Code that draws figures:
########

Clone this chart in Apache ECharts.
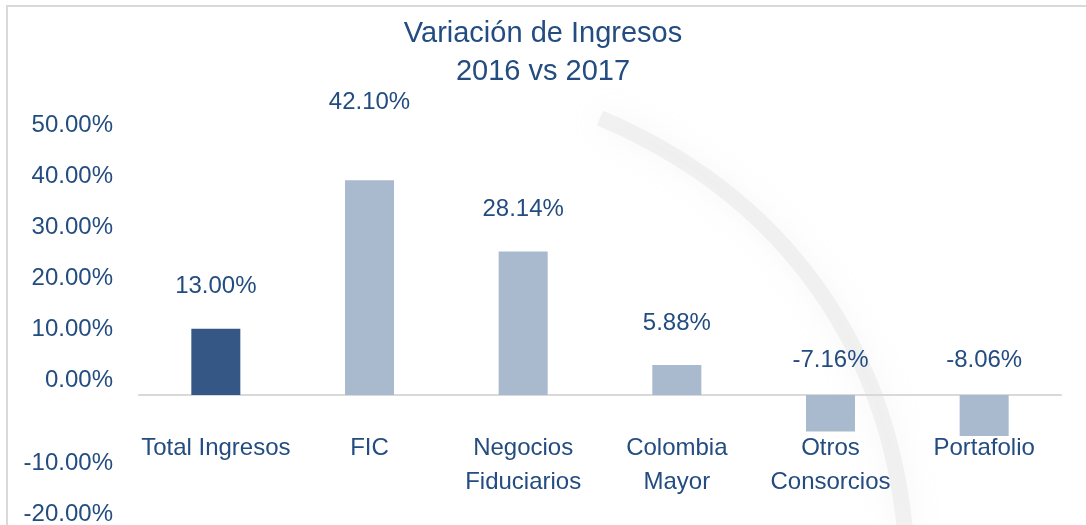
<!DOCTYPE html>
<html>
<head>
<meta charset="utf-8">
<title>Variación de Ingresos</title>
<script src="https://cdn.jsdelivr.net/npm/echarts@6/dist/echarts.min.js"></script>
<style>
    html, body { margin: 0; padding: 0; background: #fff; }
    #main { width: 1086px; height: 525px; }
</style>
</head>
<body>
<div id="main"></div>
<script>
// categorias y variacion 2016 vs 2017 (%)
var categorias = ['Total Ingresos', 'FIC', 'Negocios\nFiduciarios', 'Colombia\nMayor', 'Otros\nConsorcios', 'Portafolio'];
var variacion = [13.00, 42.10, 28.14, 5.88, -7.16, -8.06];
var ejeMin = -20, ejeMax = 50, ejePaso = 10;

var azulTexto = '#234c80';
var fuente = "'Liberation Sans', Arial, sans-serif";

var chart = echarts.init(document.getElementById('main'));

var option = {
    backgroundColor: '#fff',
    animation: false,
    title: {
        text: 'Variación de Ingresos\n2016 vs 2017',
        left: 'center',
        top: 10,
        textStyle: {
            color: azulTexto,
            fontFamily: fuente,
            fontWeight: 'normal',
            fontSize: 29,
            lineHeight: 38
        }
    },
    graphic: [{
        // marca de agua gris del fondo
        type: 'bezierCurve',
        silent: true,
        z: -10,
        shape: { x1: 600, y1: 118, cpx1: 770, cpy1: 190, cpx2: 885, cpy2: 330, x2: 905, y2: 530 },
        style: { stroke: 'rgba(215,215,215,0.3)', lineWidth: 16, fill: null, shadowBlur: 30, shadowColor: 'rgba(200,200,200,0.6)' }
    }, {
        type: 'polyline',
        silent: true,
        shape: { points: [[7, 525], [7, 6], [1086, 6]] },
        style: { stroke: '#d9d9d9', lineWidth: 2, fill: null }
    }],
    grid: { left: 139, right: 25, top: 140, bottom: 28, outerBoundsMode: 'none', containLabel: false },
    xAxis: {
        type: 'category',
        data: categorias,
        axisLine: { onZero: true, lineStyle: { color: '#d9d9d9', width: 2 } },
        axisTick: { show: false },
        axisLabel: {
            interval: 0,
            margin: -66,
            color: azulTexto,
            fontFamily: fuente,
            fontSize: 24,
            lineHeight: 34
        }
    },
    yAxis: {
        type: 'value',
        min: ejeMin,
        max: ejeMax,
        interval: ejePaso,
        splitLine: { show: false },
        axisLine: { show: false },
        axisTick: { show: false },
        axisLabel: {
            margin: 26,
            formatter: function (v) {
                var t = v.toFixed(2) + '%';
                return v >= 0 ? '{p|' + t + '}' : '{n|' + t + '}';
            },
            rich: {
                p: { color: azulTexto, fontFamily: fuente, fontSize: 24, padding: [0, 0, 29, 0] },
                n: { color: azulTexto, fontFamily: fuente, fontSize: 24, padding: [35, 0, 0, 0] }
            }
        }
    },
    series: [{
        type: 'bar',
        barWidth: 49,
        data: variacion.map(function (v, i) {
            return {
                value: v,
                itemStyle: { color: i === 0 ? '#345785' : '#a9b9ce' },
                label: { distance: i === 1 ? 66 : (v < 0 ? 23 : 30) }
            };
        }),
        label: {
            show: true,
            position: 'top',
            color: azulTexto,
            fontFamily: fuente,
            fontSize: 24,
            formatter: function (p) { return p.value.toFixed(2) + '%'; }
        }
    }]
};

chart.setOption(option);
</script>
</body>
</html>
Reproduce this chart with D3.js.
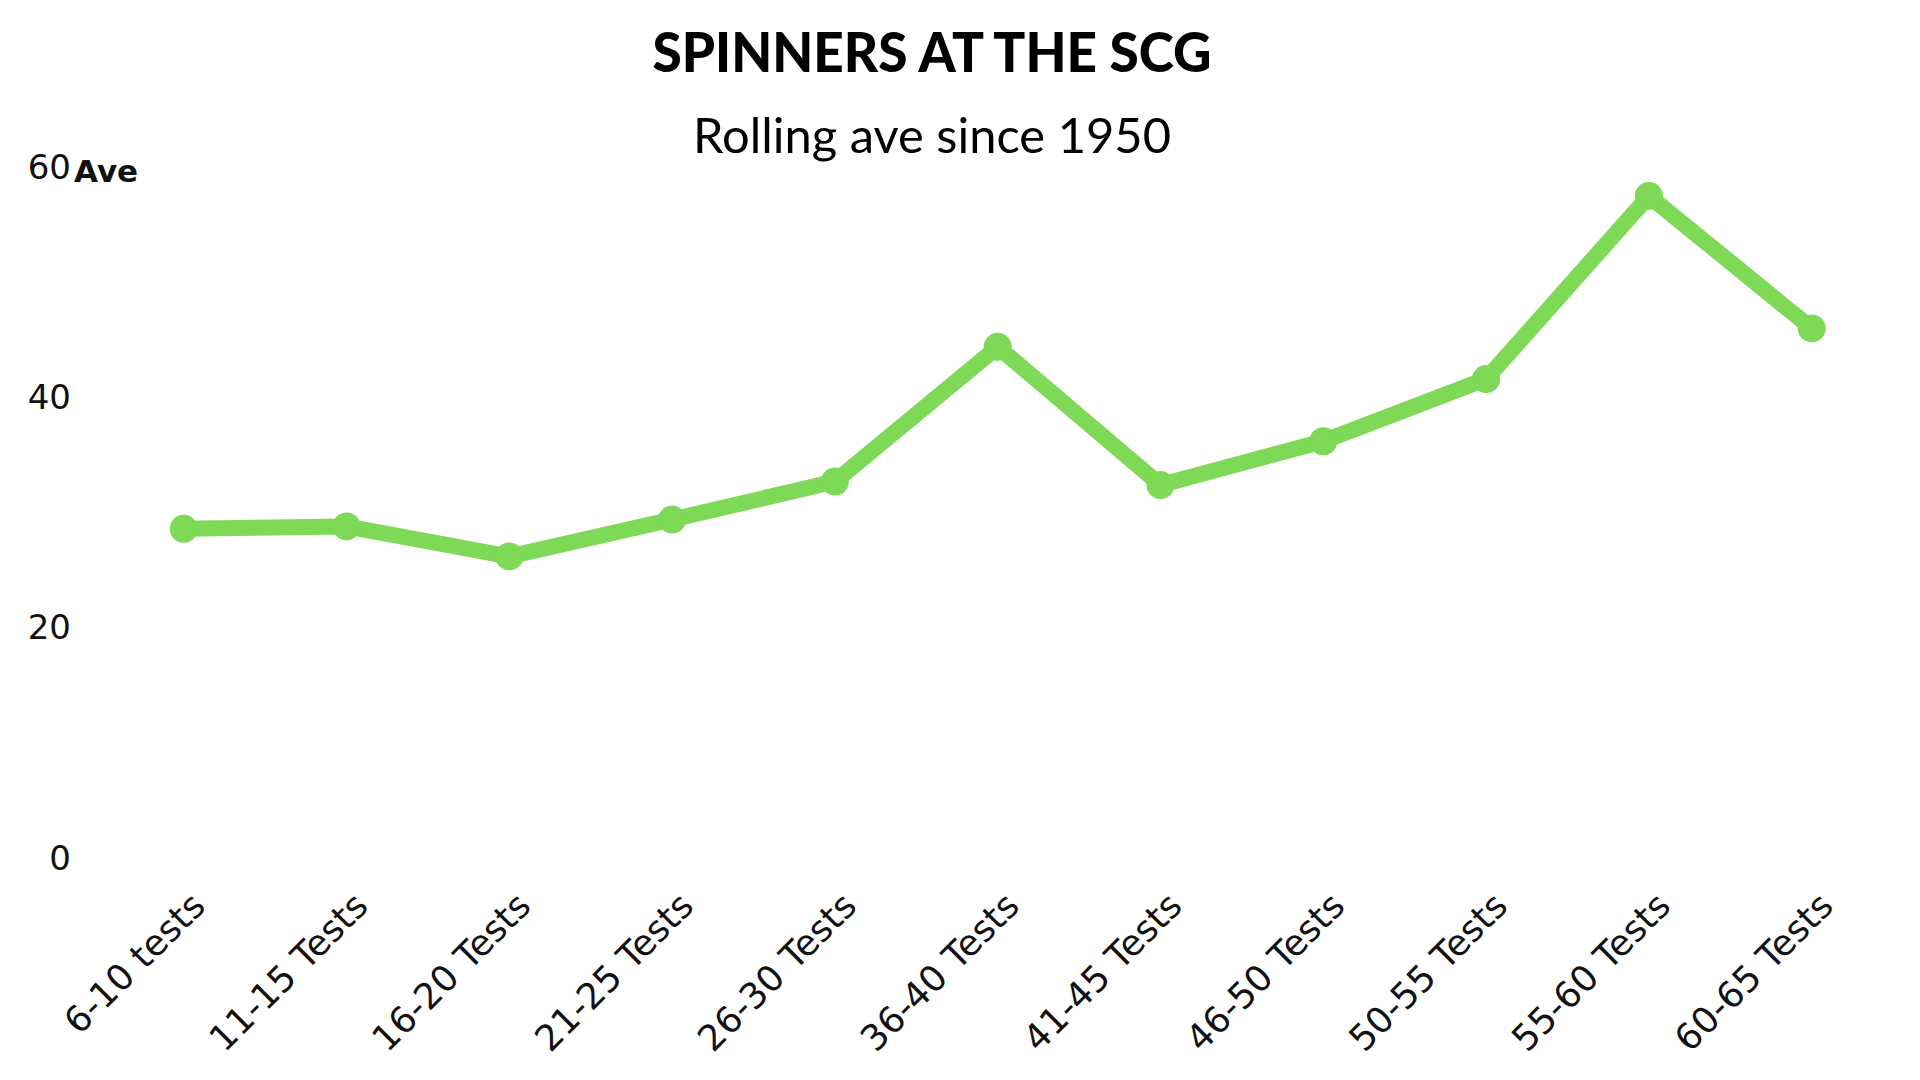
<!DOCTYPE html>
<html>
<head>
<meta charset="utf-8">
<script src="https://cdn.jsdelivr.net/npm/d3@7/dist/d3.min.js"></script>
<style>
  html, body { margin: 0; padding: 0; background: #ffffff; }
  svg { display: block; }
</style>
</head>
<body>
<svg id="chart" width="1920" height="1080"></svg>
<script>
const categories = ["6-10 tests", "11-15 Tests", "16-20 Tests", "21-25 Tests", "26-30 Tests",
  "36-40 Tests", "41-45 Tests", "46-50 Tests", "50-55 Tests", "55-60 Tests", "60-65 Tests"];
const averages = [28.5, 28.7, 26.1, 29.3, 32.6, 44.3, 32.3, 36.1, 41.5, 57.4, 45.9];
const yTicks = [0, 20, 40, 60];
const titleText = "SPINNERS AT THE SCG";
const subtitleText = "Rolling ave since 1950";
const yAxisTitle = "Ave";

const svg = d3.select("#chart");
const green = "#7ed957";

const x = d3.scalePoint().domain(categories).range([183.7, 1811.7]);
const y = d3.scaleLinear().domain([0, 60]).range([857, 166]);

// Title
svg.append("text")
  .attr("x", 932).attr("y", 72)
  .attr("text-anchor", "middle")
  .attr("font-family", "Lato, sans-serif")
  .attr("font-weight", 900)
  .attr("font-size", 56)
  .attr("textLength", 559)
  .attr("lengthAdjust", "spacingAndGlyphs")
  .attr("fill", "#000")
  .text(titleText);

svg.append("text")
  .attr("x", 932).attr("y", 153)
  .attr("text-anchor", "middle")
  .attr("font-family", "Lato, sans-serif")
  .attr("font-size", 48)
  .attr("textLength", 478)
  .attr("lengthAdjust", "spacingAndGlyphs")
  .attr("fill", "#000")
  .text(subtitleText);

// Y axis (labels only)
const yAxis = d3.axisLeft(y).tickValues(yTicks).tickSize(0).tickPadding(0);
const gy = svg.append("g").attr("transform", "translate(71,0)").call(yAxis);
gy.select(".domain").remove();
gy.selectAll("text")
  .attr("font-family", "'DejaVu Sans', sans-serif")
  .attr("font-size", 34)
  .attr("fill", "#111")
  .attr("dy", "0.36em");

svg.append("text")
  .attr("x", 74).attr("y", y(60))
  .attr("dy", "0.5em")
  .attr("font-family", "'DejaVu Sans', sans-serif")
  .attr("font-weight", "bold")
  .attr("font-size", 31)
  .attr("fill", "#111")
  .text(yAxisTitle);

// X axis labels
const xAxis = d3.axisBottom(x).tickSize(0).tickPadding(0);
const gx = svg.append("g").attr("transform", "translate(0,908)").call(xAxis);
gx.select(".domain").remove();
gx.selectAll("text")
  .attr("font-family", "'DejaVu Sans', sans-serif")
  .attr("font-size", 36)
  .attr("fill", "#111")
  .attr("text-anchor", "end")
  .attr("dy", "0")
  .attr("y", 0)
  .attr("transform", "translate(23,0) rotate(-45)");

// Line
const line = d3.line()
  .x((d, i) => x(categories[i]))
  .y(d => y(d));

svg.append("path")
  .datum(averages)
  .attr("d", line)
  .attr("fill", "none")
  .attr("stroke", green)
  .attr("stroke-width", 16)
  .attr("stroke-linejoin", "round");

svg.selectAll("circle.pt")
  .data(averages)
  .enter().append("circle")
  .attr("class", "pt")
  .attr("cx", (d, i) => x(categories[i]))
  .attr("cy", d => y(d))
  .attr("r", 14)
  .attr("fill", green);
</script>
</body>
</html>
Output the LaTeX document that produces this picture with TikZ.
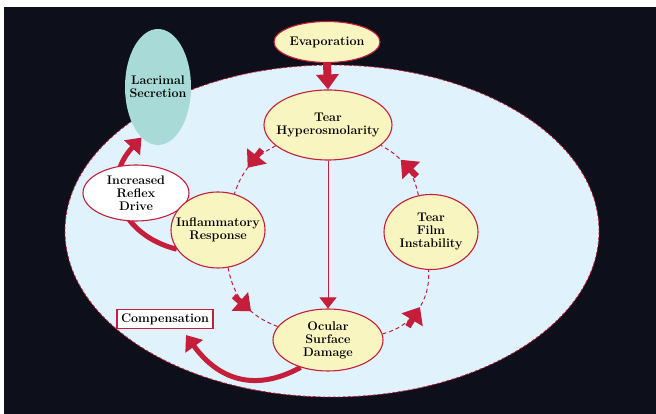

########

In the records above, find each line holding "document" and copy it.

**Result for this exercise**
var chart = echarts.init(document.getElementById('main'));
Output the LaTeX document that produces this picture with TikZ.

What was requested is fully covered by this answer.